Because of the low light levels, work in a room with curtains closed and employ high N.A. objectives with low magnification. Special objectives are made with 'Fluoreszenz' (Leitz) or 'L' in Cyrillic (LOMO) engraved on them. These have a low fluorescence of themselves and are much more expensive than objectives for general use. A last word about the photographic technique. A dedicated Canon EOS 300D body is employed. It is updated with hacked EOS 10D firmware. This enables to flip up the mirror 1.5 seconds before the exposure is made. This is enough to avoid unsharpness caused by mirror vibrations.

 Comments to the author Laurent Delvoye are welcomed.


Example Images

Left: Luxeon led 505 nm (cyan). Orthoplan, Ploemopak, Leitz objective 25x 0.75N.A., Canon EOS 300D body on Leica attachment. Guinea pig ovary H.E. slide.

Right: Winger 395 nm led. Coccal algae, the green slime on damp places outside. LOMO Biolam with simplified epi-fluorescence attachment, 30x 0.90N.A. water immersion objective, Canon EOS 300D body. Cell walls vitally stained with Sigma Fluorescent Brightener, chloroplasts glowing red.


Footnote, additional technical aspects:

LED bandwidth: According to available information the spread in wavelength is about 10 to 20 nm, depending on voltage, age, etc.
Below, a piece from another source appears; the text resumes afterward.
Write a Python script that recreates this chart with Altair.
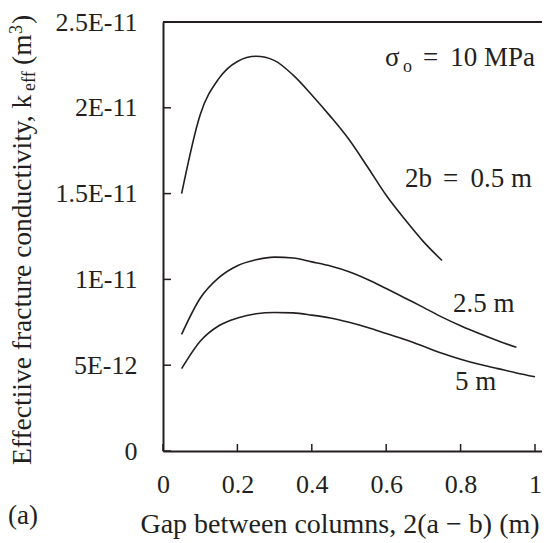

This is generally smaller than that achieved in prefiltering the beam of a halogen or mercury lamp. The latter has sharp emission lines on a more or less continuous background (because of the high pressure).

Filters: I don't use filters, except BG12 and of course the heat barrier filters. Also the dichroic mirrors in Ploemopaks and filter cubes have some spread in the wavelengths they reflect.

LED power supply: For the 1500mA leds something provisional is used, for the 700mA leds a separate, indeed well regulated power supply is in use.

LED supply: Most leds were ordered from a German based online firm: www.led1.de. They offer a range of types with a lot of technical information for reasonable prices and a fast delivery time. The Nichia UV-led is described on their website: www.nichia.com, and ordered from the Dutch branch of the company. It costs about 70 Euros. Because of the unusual build, soldering and mounting is not easy.

Indeed most of the energy is put in the particular wavelength, although on the spot they generate enough heat to make cooling necessary. They were all mounted on obsolete 486 Intel processor cooling bodies, that were obtained at a very low price.

When designing or adapting illumination systems for epi-fluorescence, the most important property of the condensor system should be that it forms an image of the led in the backward focal plane of the microscope objective. Then an evenly illuminated field is achieved.